Short exercise — Pictures stay out of the copy; restate everything else in the material exactly.
#### Dataset section ####
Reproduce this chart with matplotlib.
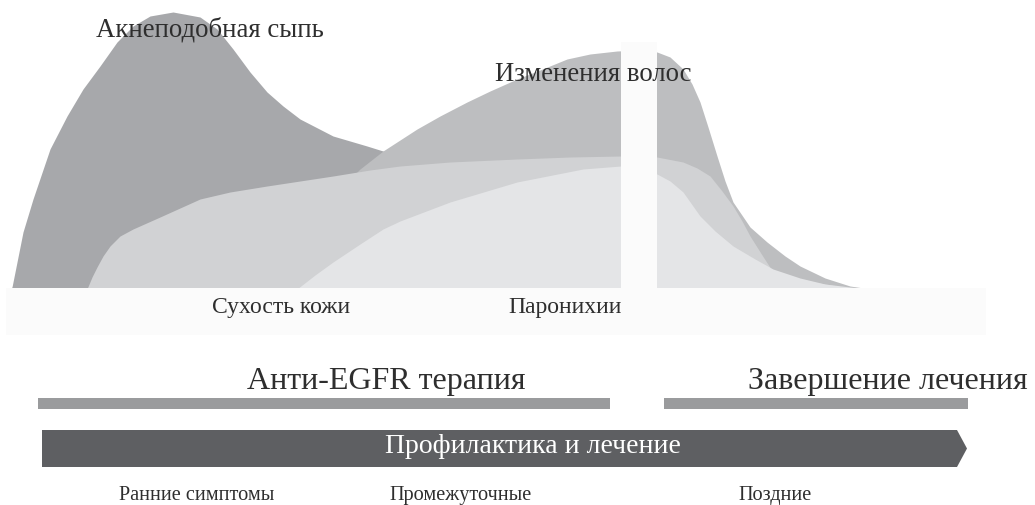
import numpy as np
import matplotlib
matplotlib.use("Agg")
import matplotlib.pyplot as plt
from matplotlib.patches import Polygon, Rectangle

plt.rcParams['font.family'] = ['Liberation Serif', 'DejaVu Serif']

# time axis (px-like units) and severity (height above the baseline)
acne_x = [10, 12, 23, 33, 50, 67, 83, 100, 117, 133, 150, 173, 200, 217, 233, 250, 267,
          283, 300, 333, 367, 383, 420, 480, 540, 600, 630]
acne_y = [0, 2, 57, 90, 140, 173, 200, 223, 247, 263, 273, 277, 272, 260, 240, 217, 197,
          183, 170, 153, 143, 138, 125, 100, 70, 30, 0]

hair_x = [270, 300, 330, 360, 383, 417, 440, 467, 490, 517, 540, 567, 590, 617, 640, 657, 670,
          683, 692, 700, 708, 717, 725, 733, 750, 767, 785, 800, 825, 850, 870]
hair_y = [0, 50, 90, 120, 138, 160, 173, 187, 198, 210, 219, 230, 235, 238, 239, 237, 232,
          220, 205, 187, 162, 133, 108, 87, 62, 47, 33, 23, 11, 3, 0]

dry_x = [87, 92, 97, 103, 110, 120, 133, 160, 200, 230, 267, 300, 333, 370, 400, 450, 517, 570,
         621, 657, 683, 697, 710, 722, 733, 742, 750, 762, 773, 800, 850, 860]
dry_y = [0, 12, 22, 33, 43, 53, 60, 72, 90, 97, 103, 108, 113, 119, 123, 127, 130, 132,
         133, 132, 127, 121, 113, 98, 83, 68, 53, 34, 17, 9, 1, 0]

paro_x = [297, 315, 333, 360, 383, 400, 450, 517, 583, 621, 657, 670, 683, 700, 715, 733,
          755, 773, 800, 825, 850, 870]
paro_y = [0, 14, 27, 45, 60, 68, 87, 107, 120, 123, 115, 108, 97, 73, 58, 43,
          30, 20, 11, 5, 2, 0]

areas = [
    (acne_x, acne_y, '#a7a8ab'),
    (hair_x, hair_y, '#bdbec0'),
    (dry_x, dry_y, '#d1d2d4'),
    (paro_x, paro_y, '#e4e5e7'),
]

top_labels = ['Акнеподобная сыпь', 'Изменения волос']
band_labels = ['Сухость кожи', 'Паронихии']
phase_labels = ['Анти-EGFR терапия', 'Завершение лечения']
phase_start = [38, 664]
phase_end = [610, 968]
arrow_label = 'Профилактика и лечение'
stage_labels = ['Ранние симптомы', 'Промежуточные', 'Поздние']

W, H = 1035, 506
fig = plt.figure(figsize=(W / 100, H / 100), dpi=100)
fig.patch.set_facecolor('white')

# area chart axes: baseline at y=290 px
base = 290
ax = fig.add_axes([0, (H - base) / H, 1, base / H])
ax.set_xlim(0, W)
ax.set_ylim(0, base)
ax.axis('off')

for xs, ys, c in areas:
    ax.fill_between(xs, 0, ys, color=c, lw=0)
ax.fill_between([621, 657], 0, base - 43, color='#fbfbfb', lw=0)

# layout axes in pixel coords, drawn on top
lay = fig.add_axes([0, 0, 1, 1])
lay.set_xlim(0, W)
lay.set_ylim(H, 0)
lay.axis('off')
lay.patch.set_visible(False)
lay.set_zorder(2)

# light band under the chart
lay.add_patch(Rectangle((6, 289), 980, 47, color='#fbfbfb', lw=0))

txt = '#2e2e2e'
lay.text(210, 30, top_labels[0], fontsize=19.3, color=txt, ha='center', va='center')
lay.text(593, 74, top_labels[1], fontsize=19.3, color=txt, ha='center', va='center')
lay.text(281, 308, band_labels[0], fontsize=17, color=txt, ha='center', va='center')
lay.text(565, 308, band_labels[1], fontsize=17, color=txt, ha='center', va='center')

# phase bars
for s, e in zip(phase_start, phase_end):
    lay.barh(404.5, e - s, left=s, height=11, color='#9a9b9d', lw=0)
lay.text(386, 382, phase_labels[0], fontsize=23, color=txt, ha='center', va='center')
lay.text(888, 382, phase_labels[1], fontsize=23, color=txt, ha='center', va='center')

# arrow
lay.add_patch(Polygon([(42, 431), (957, 431), (967, 449.5), (957, 468), (42, 468)],
                      closed=True, color='#5e5f62', lw=0))
lay.text(533, 447, arrow_label, fontsize=20, color='white', ha='center', va='center')

for x, s in zip([197, 461, 775], stage_labels):
    lay.text(x, 496, s, fontsize=14.6, color=txt, ha='center', va='center')

fig.savefig('out.png', dpi=100, facecolor='white')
####
Full answer —
Reproduce this chart with matplotlib.
import numpy as np
import matplotlib
matplotlib.use("Agg")
import matplotlib.pyplot as plt
from matplotlib.patches import Polygon, Rectangle

plt.rcParams['font.family'] = ['Liberation Serif', 'DejaVu Serif']

# time axis (px-like units) and severity (height above the baseline)
acne_x = [10, 12, 23, 33, 50, 67, 83, 100, 117, 133, 150, 173, 200, 217, 233, 250, 267,
          283, 300, 333, 367, 383, 420, 480, 540, 600, 630]
acne_y = [0, 2, 57, 90, 140, 173, 200, 223, 247, 263, 273, 277, 272, 260, 240, 217, 197,
          183, 170, 153, 143, 138, 125, 100, 70, 30, 0]

hair_x = [270, 300, 330, 360, 383, 417, 440, 467, 490, 517, 540, 567, 590, 617, 640, 657, 670,
          683, 692, 700, 708, 717, 725, 733, 750, 767, 785, 800, 825, 850, 870]
hair_y = [0, 50, 90, 120, 138, 160, 173, 187, 198, 210, 219, 230, 235, 238, 239, 237, 232,
          220, 205, 187, 162, 133, 108, 87, 62, 47, 33, 23, 11, 3, 0]

dry_x = [87, 92, 97, 103, 110, 120, 133, 160, 200, 230, 267, 300, 333, 370, 400, 450, 517, 570,
         621, 657, 683, 697, 710, 722, 733, 742, 750, 762, 773, 800, 850, 860]
dry_y = [0, 12, 22, 33, 43, 53, 60, 72, 90, 97, 103, 108, 113, 119, 123, 127, 130, 132,
         133, 132, 127, 121, 113, 98, 83, 68, 53, 34, 17, 9, 1, 0]

paro_x = [297, 315, 333, 360, 383, 400, 450, 517, 583, 621, 657, 670, 683, 700, 715, 733,
          755, 773, 800, 825, 850, 870]
paro_y = [0, 14, 27, 45, 60, 68, 87, 107, 120, 123, 115, 108, 97, 73, 58, 43,
          30, 20, 11, 5, 2, 0]

areas = [
    (acne_x, acne_y, '#a7a8ab'),
    (hair_x, hair_y, '#bdbec0'),
    (dry_x, dry_y, '#d1d2d4'),
    (paro_x, paro_y, '#e4e5e7'),
]

top_labels = ['Акнеподобная сыпь', 'Изменения волос']
band_labels = ['Сухость кожи', 'Паронихии']
phase_labels = ['Анти-EGFR терапия', 'Завершение лечения']
phase_start = [38, 664]
phase_end = [610, 968]
arrow_label = 'Профилактика и лечение'
stage_labels = ['Ранние симптомы', 'Промежуточные', 'Поздние']

W, H = 1035, 506
fig = plt.figure(figsize=(W / 100, H / 100), dpi=100)
fig.patch.set_facecolor('white')

# area chart axes: baseline at y=290 px
base = 290
ax = fig.add_axes([0, (H - base) / H, 1, base / H])
ax.set_xlim(0, W)
ax.set_ylim(0, base)
ax.axis('off')

for xs, ys, c in areas:
    ax.fill_between(xs, 0, ys, color=c, lw=0)
ax.fill_between([621, 657], 0, base - 43, color='#fbfbfb', lw=0)

# layout axes in pixel coords, drawn on top
lay = fig.add_axes([0, 0, 1, 1])
lay.set_xlim(0, W)
lay.set_ylim(H, 0)
lay.axis('off')
lay.patch.set_visible(False)
lay.set_zorder(2)

# light band under the chart
lay.add_patch(Rectangle((6, 289), 980, 47, color='#fbfbfb', lw=0))

txt = '#2e2e2e'
lay.text(210, 30, top_labels[0], fontsize=19.3, color=txt, ha='center', va='center')
lay.text(593, 74, top_labels[1], fontsize=19.3, color=txt, ha='center', va='center')
lay.text(281, 308, band_labels[0], fontsize=17, color=txt, ha='center', va='center')
lay.text(565, 308, band_labels[1], fontsize=17, color=txt, ha='center', va='center')

# phase bars
for s, e in zip(phase_start, phase_end):
    lay.barh(404.5, e - s, left=s, height=11, color='#9a9b9d', lw=0)
lay.text(386, 382, phase_labels[0], fontsize=23, color=txt, ha='center', va='center')
lay.text(888, 382, phase_labels[1], fontsize=23, color=txt, ha='center', va='center')

# arrow
lay.add_patch(Polygon([(42, 431), (957, 431), (967, 449.5), (957, 468), (42, 468)],
                      closed=True, color='#5e5f62', lw=0))
lay.text(533, 447, arrow_label, fontsize=20, color='white', ha='center', va='center')

for x, s in zip([197, 461, 775], stage_labels):
    lay.text(x, 496, s, fontsize=14.6, color=txt, ha='center', va='center')

fig.savefig('out.png', dpi=100, facecolor='white')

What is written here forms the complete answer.